Falling in with some surprisingly friendly fellow inmates, including a stupid but good-hearted prostitute named Sweetie and a tough-as-nails con named Kitty, Marie learns to adapt, but even in this she still brushes off Kitty's offer to pull some strings to get her out early in exchange for becoming a thief in the gang she has on the outside.  Now there is really no denying that Kitty is a lesbian and wants a lot more from the young nubile and quite naive Marie than just a con job on the outside, but never is this mentioned due to the production code.  Alluded to yes (you would have to be even more naive than Marie to not pick up on this) but never actually shown or spoken of.  Much the same relationship can be construed in that between Marie and Evelyn Harper, the prison matron (played with a beastly bravura by 6' 2" Hope Emerson who incidentally was nominated for Best Supporting Actress for this role) that takes every opportunity to inflict harm on her girls - except for those that bribe her of course, which again, these means of bribes are only alluded to, even tossed off as gift-giving.

As her time drags on in prison, Marie becomes more and more hardened.  Giving birth in prison and having the baby taken away by the state, her head shaved and shut up in solitary for three days, having her parole denied due to her inability to procure a home on the outside (her mother's new husband refuses to have her in his home) - all these things add up to Marie losing her innocence and becoming just as jaded and hardened as the women who are doing their third or fourth or fifth stretch.  By the end, as Marie must decide if she wants to give in to another inmate (the new queen cock of the walk so to speak) in order to have strings pulled and get released into a new life of crime - a life she promised herself and the warden she would do anything to stop from happening.  Of course in the film, Marie need only accept a gift of jewelry from this inmate in order to show her allegiance but of course we know that this pretty young thing would have to do much more than that to win her freedom.  Will she or won't she (I won't give away the ending here) is the question that permeates the final act of the film.
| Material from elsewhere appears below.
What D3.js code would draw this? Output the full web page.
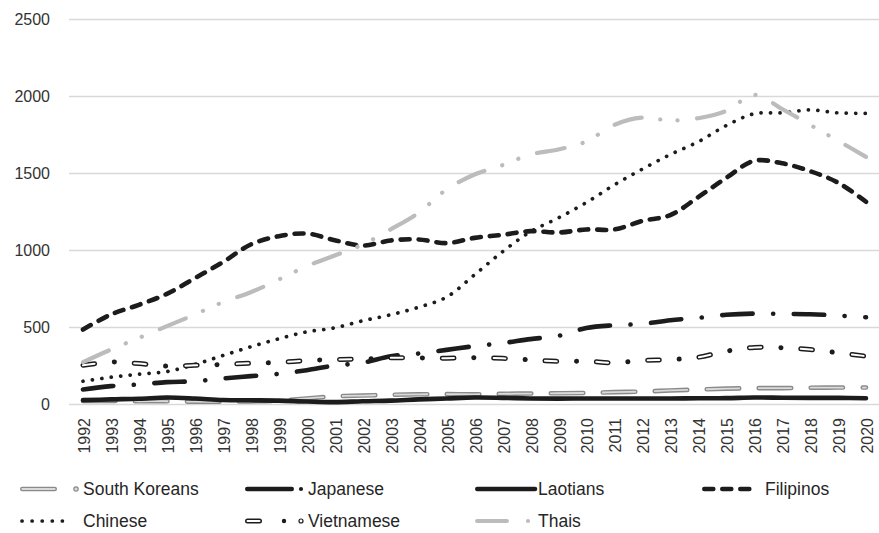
<!DOCTYPE html>
<html>
<head>
<meta charset="utf-8">
<script src="https://cdn.jsdelivr.net/npm/d3@7"></script>
<style>
  html, body { margin: 0; padding: 0; background: #fff; }
  svg { display: block; font-family: "Liberation Sans", Arial, sans-serif; }
</style>
</head>
<body>
<svg id="chart" width="879" height="533"></svg>
<script>
// ---- data -------------------------------------------------------------
const years = ["1992","1993","1994","1995","1996","1997","1998","1999","2000",
  "2001","2002","2003","2004","2005","2006","2007","2008","2009","2010",
  "2011","2012","2013","2014","2015","2016","2017","2018","2019","2020"];
const yTicks = [0, 500, 1000, 1500, 2000, 2500];

const southKoreans = [20, 20, 18, 18, 15, 15, 17, 22, 36, 50, 55, 60, 63, 64, 63,
  66, 68, 70, 72, 77, 81, 88, 94, 100, 103, 103, 106, 107, 107];
const japanese = [94, 116, 127, 142, 148, 166, 181, 196, 220, 250, 268, 311, 328,
  352, 376, 396, 422, 443, 494, 512, 521, 545, 560, 580, 588, 586, 584, 575, 564];
const laotians = [25, 30, 34, 42, 36, 26, 24, 22, 16, 12, 18, 22, 30, 36, 42, 40,
  36, 35, 36, 36, 36, 36, 37, 38, 42, 41, 40, 40, 37];
const filipinos = [484, 582, 645, 716, 818, 922, 1037, 1091, 1108, 1065, 1030, 1063,
  1070, 1046, 1080, 1100, 1124, 1115, 1135, 1135, 1190, 1228, 1345, 1470, 1581,
  1565, 1514, 1439, 1315];
const chinese = [148, 174, 194, 211, 257, 315, 372, 424, 469, 495, 541, 580, 629,
  695, 840, 990, 1120, 1210, 1310, 1425, 1527, 1622, 1705, 1810, 1887, 1893, 1912,
  1893, 1890];
const vietnamese = [252, 272, 263, 246, 252, 257, 265, 270, 283, 289, 292, 300, 300,
  298, 300, 297, 287, 277, 278, 268, 283, 289, 304, 343, 368, 366, 354, 333, 311];
const thais = [272, 354, 430, 506, 582, 662, 727, 809, 896, 965, 1037, 1135, 1243,
  1395, 1492, 1553, 1622, 1655, 1707, 1815, 1862, 1843, 1858, 1905, 2010, 1918,
  1815, 1712, 1607];

const seriesNames = ["South Koreans", "Japanese", "Laotians", "Filipinos",
  "Chinese", "Vietnamese", "Thais"];
const seriesValues = [southKoreans, japanese, laotians, filipinos, chinese,
  vietnamese, thais];

// ---- stroke styles (each series may be drawn as stacked strokes) ----------
const ink = "#1c1c1c";
const styles = {
  "South Koreans": [
    { stroke: "#8a8a8a", width: 4.6, dash: "32.5,19.5" },
    { stroke: "#dadada", width: 1.8, dash: "32.5,19.5" }
  ],
  "Japanese":   [{ stroke: ink, width: 4.6, dash: "30.5,20.5,0.1,20.5" }],
  "Laotians":   [{ stroke: ink, width: 4.6, dash: null }],
  "Filipinos":  [{ stroke: ink, width: 4.6, dash: "9,9" }],
  "Chinese":    [{ stroke: ink, width: 3.7, dash: "0.1,9.4" }],
  "Vietnamese": [
    { stroke: ink, width: 5, dash: "11.7,19.8,0.1,19.8" },
    { stroke: "#ffffff", width: 2, dash: "11.7,39.7" }
  ],
  "Thais": [{ stroke: "#bcbcbc", width: 4.2, dash: "28,18.7,0.1,17.2,0.1,19.6" }]
};

// ---- layout -----------------------------------------------------------
const svg = d3.select("#chart");
const plotLeft = 69, plotRight = 879;

const x = d3.scalePoint().domain(years).range([83, 866]);
const y = d3.scaleLinear().domain([0, 2500]).range([404, 19.5]);

// y axis with gridlines
const yAxis = svg.append("g")
  .attr("transform", `translate(${plotLeft},0)`)
  .call(d3.axisLeft(y).tickValues(yTicks).tickSize(-(plotRight - plotLeft))
    .tickPadding(19).tickFormat(d3.format("d")));
yAxis.select(".domain").remove();
yAxis.selectAll(".tick")
  .attr("transform", d => `translate(0,${Math.floor(y(d)) + 0.5})`);
yAxis.selectAll(".tick line").attr("stroke", "#d9d9d9").attr("stroke-width", 1.3);
yAxis.selectAll(".tick text")
  .attr("fill", "#333").attr("font-size", 16)
  .attr("font-family", "\"Liberation Sans\", Arial, sans-serif");

// x axis labels, rotated
const xAxis = svg.append("g")
  .attr("transform", "translate(0,404)")
  .call(d3.axisBottom(x).tickSize(0));
xAxis.select(".domain").remove();
xAxis.selectAll(".tick text")
  .attr("transform", "rotate(-90)")
  .attr("x", -14).attr("y", 1).attr("dy", "0.35em")
  .attr("text-anchor", "end")
  .attr("fill", "#333").attr("font-size", 16)
  .attr("font-family", "\"Liberation Sans\", Arial, sans-serif");

// ---- lines ------------------------------------------------------------
const line = d3.line()
  .x((d, i) => x(years[i]))
  .y(d => y(d))
  .curve(d3.curveCatmullRom.alpha(0.5));

const linesG = svg.append("g").attr("fill", "none")
  .attr("stroke-linecap", "round").attr("stroke-linejoin", "round");

seriesNames.forEach((name, si) => {
  styles[name].forEach(s => {
    linesG.append("path")
      .attr("d", line(seriesValues[si]))
      .attr("stroke", s.stroke)
      .attr("stroke-width", s.width)
      .attr("stroke-dasharray", s.dash);
  });
});

// ---- legend -----------------------------------------------------------
const legendRows = [seriesNames.slice(0, 4), seriesNames.slice(4)];
const colText = [83, 308, 538, 765];
const rowY = [489, 521];

const legend = svg.append("g").attr("fill", "none")
  .attr("stroke-linecap", "round").attr("stroke-linejoin", "round");

function seg(g, x0, x1, yy, s, dash) {
  g.append("line").attr("x1", x0).attr("x2", x1).attr("y1", yy).attr("y2", yy)
    .attr("stroke", s.stroke).attr("stroke-width", s.width)
    .attr("stroke-dasharray", dash === undefined ? null : dash);
}
function dot(g, cx, yy, r, fill, stroke, sw) {
  g.append("circle").attr("cx", cx).attr("cy", yy).attr("r", r)
    .attr("fill", fill).attr("stroke", stroke || "none").attr("stroke-width", sw || 0);
}

const sampleDrawers = {
  "South Koreans": (g, x0, yy) => {
    const st = styles["South Koreans"];
    seg(g, x0 + 2.3, x0 + 34.7, yy, st[0]);
    seg(g, x0 + 2.3, x0 + 34.7, yy, st[1]);
    dot(g, x0 + 56, yy, 2.2, "#dadada", "#8a8a8a", 1.2);
  },
  "Japanese": (g, x0, yy) => {
    seg(g, x0 + 2.3, x0 + 46.7, yy, styles["Japanese"][0]);
    dot(g, x0 + 56, yy, 2.1, ink);
  },
  "Laotians": (g, x0, yy) => {
    seg(g, x0 + 2.3, x0 + 60, yy, styles["Laotians"][0]);
  },
  "Filipinos": (g, x0, yy) => {
    seg(g, x0 + 2.3, x0 + 47.3, yy, styles["Filipinos"][0], "9,9");
  },
  "Chinese": (g, x0, yy) => {
    seg(g, x0 + 2, x0 + 52, yy, styles["Chinese"][0], "0.1,9.98");
  },
  "Vietnamese": (g, x0, yy) => {
    const st = styles["Vietnamese"];
    seg(g, x0 + 2.5, x0 + 14.5, yy, st[0]);
    seg(g, x0 + 2.5, x0 + 14.5, yy, st[1]);
    dot(g, x0 + 39, yy, 2.2, ink);
    dot(g, x0 + 56, yy, 2, "#fff", ink, 1.2);
  },
  "Thais": (g, x0, yy) => {
    seg(g, x0 + 2.1, x0 + 31.9, yy, styles["Thais"][0]);
    dot(g, x0 + 53, yy, 2.1, "#bcbcbc");
  }
};

legendRows.forEach((row, ri) => {
  row.forEach((name, ci) => {
    const tx = colText[ci], yy = rowY[ri];
    sampleDrawers[name](legend, tx - 63, yy);
    svg.append("text")
      .attr("x", tx).attr("y", yy).attr("dy", "0.35em")
      .attr("fill", "#262626").attr("font-size", 17.5)
      .text(name);
  });
});
</script>
</body>
</html>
Now as for the cast, it is highlighted by that oh so sweet piece of meat jokingly mentioned in the title, Eleanor Parker.  Parker may not be the great beauty that some of her contemporary fellow actresses were nor is she the lustful vamp shaking her hips for her supper, but she, much like compatriot Susan Hayward, is that wonderful combination of cute meets sexy.  An innocence that could also play as sultry if she so wished it, yet still able to keep the needed vulnerability (the emotion that truly makes the portrayal work as well as it does) even in those moments where Marie seems to take charge of her situation, worked wonders in a role such as Marie Allen.  Looked upon as that proverbial sweet meat by the older, cagier inmates, Parker's Marie was like a pretty little lamb ready for the slaughter - and the actress plays it beautifully.  Garnering the first of her three Best Actress Oscar nominations for this role (Parker is probably most well known for her role as Baroness Elsa Schraeder, the second female lead in the 1965 Oscar-winning smash hit The Sound of Music) Parker had a flair for the dramatic, and she more than proves it here.  Lurid or only alluded to, Caged is quite the amazing film - and it is sweet meat Parker's naive allure that makes both her fellow inmates and this critic swoon with a fully rested imagination to go with.